[BEGIN]

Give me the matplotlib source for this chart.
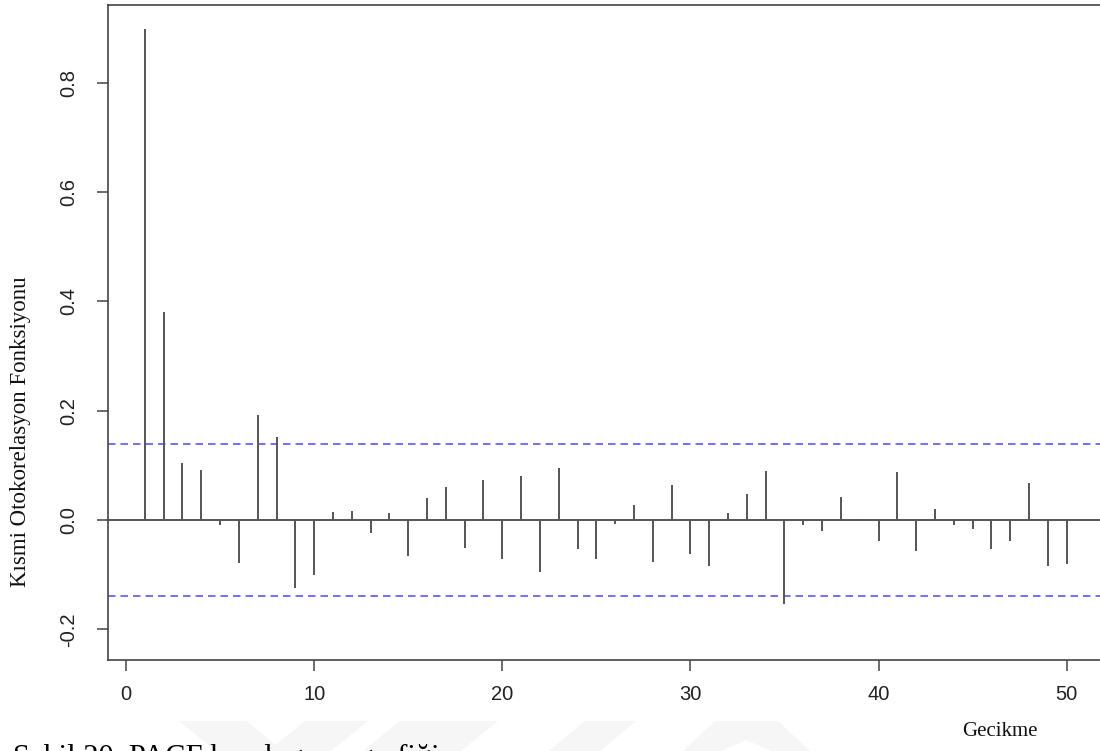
import matplotlib
matplotlib.use("Agg")
import matplotlib.pyplot as plt
from matplotlib.patches import Polygon

# Partial autocorrelation estimates for lags 1..50
lags = list(range(1, 51))
pacf_values = [0.898, 0.381, 0.105, 0.092, -0.010, -0.079, 0.192, 0.152, -0.125, -0.101,
               0.014, 0.017, -0.024, 0.013, -0.065, 0.040, 0.061, -0.051, 0.074, -0.072,
               0.081, -0.095, 0.096, -0.053, -0.071, -0.007, 0.028, -0.076, 0.064, -0.062,
               -0.085, 0.013, 0.048, 0.089, -0.153, -0.010, -0.020, 0.042, 0.002, -0.039,
               0.087, -0.056, 0.021, -0.010, -0.016, -0.053, -0.039, 0.068, -0.084, -0.080]
conf_limit = 0.139

x_ticks = [0, 10, 20, 30, 40, 50]
x_tick_labels = ["0", "10", "20", "30", "40", "50"]
y_ticks = [-0.2, 0.0, 0.2, 0.4, 0.6, 0.8]
y_tick_labels = ["-0.2", "0.0", "0.2", "0.4", "0.6", "0.8"]

y_label = "Kısmi Otokorelasyon Fonksiyonu"
x_label = "Gecikme"
caption = "Şekil 20. PACF korelogram grafiği"

plt.rcParams["lines.scale_dashes"] = False

W, H = 1100, 751
fig = plt.figure(figsize=(W / 100, H / 100), dpi=100)
fig.patch.set_facecolor("white")


def fx(px):
    return px / W


def fy(py):
    return 1 - py / H


# faint page watermark at the bottom
wm_shapes = [
    [(179, 721), (246, 721), (283, 751), (216, 751)],
    [(305, 721), (368, 721), (331, 751), (268, 751)],
    [(400, 721), (498, 721), (461, 751), (363, 751)],
    [(585, 721), (636, 721), (600, 751), (549, 751)],
    [(715, 721), (778, 721), (810, 751), (772, 751), (746, 740), (721, 751), (683, 751)],
]
for shp in wm_shapes:
    fig.patches.append(Polygon([(fx(a), fy(b)) for a, b in shp], closed=True,
                               transform=fig.transFigure, facecolor="#f6f6f6",
                               edgecolor="none", zorder=0))

left, right, top, bottom = 108, 1103.5, 5, 660
ax = fig.add_axes([fx(left), fy(bottom), (right - left) / W, (bottom - top) / H])
ax.set_xlim(-0.957, 51.96)
ax.set_ylim(-0.2562, 0.9424)

ax.vlines(lags, 0, pacf_values, color="#555555", linewidth=1.4, zorder=3)
ax.axhline(0, color="#555555", linewidth=1.4, zorder=2)
for c in (conf_limit, -conf_limit):
    ax.axhline(c, color="#6464ff", linewidth=1.3, linestyle=(0, (5.4, 3.6)), zorder=2)

for side in ("left", "top", "bottom", "right"):
    ax.spines[side].set_color("#444444")
    ax.spines[side].set_linewidth(1.2)

ax.set_xticks(x_ticks)
ax.set_xticklabels(x_tick_labels, fontfamily="Liberation Sans", fontsize=14.5, color="#222222")
ax.set_yticks(y_ticks)
ax.set_yticklabels(y_tick_labels, fontfamily="Liberation Sans", fontsize=14.5, color="#222222",
                   rotation=90, va="center", ha="center")
ax.tick_params(axis="x", length=8, width=1.1, color="#444444", pad=10)
ax.tick_params(axis="y", length=8, width=1.1, color="#444444", pad=20)

fig.text(fx(21), fy(432), y_label, rotation=90, ha="center", va="center",
         fontfamily="Liberation Serif", fontsize=16.5, color="#111111")
fig.text(fx(1000), fy(731), x_label, ha="center", va="center",
         fontfamily="Liberation Serif", fontsize=15, color="#111111")
fig.text(fx(13), fy(766), caption, ha="left", va="baseline",
         fontfamily="Liberation Serif", fontsize=22, color="#000000")

fig.savefig("out.png", dpi=100, facecolor="white")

[END]

> _BRIEF_:
Return only the lines from the start of the data through the line that contains "from matplotlib.patches import Polygon", please, copying them exactly and omitting all pictures.

> _ANSWER TO THE EXERCISE_:
Give me the matplotlib source for this chart.
import matplotlib
matplotlib.use("Agg")
import matplotlib.pyplot as plt
from matplotlib.patches import Polygon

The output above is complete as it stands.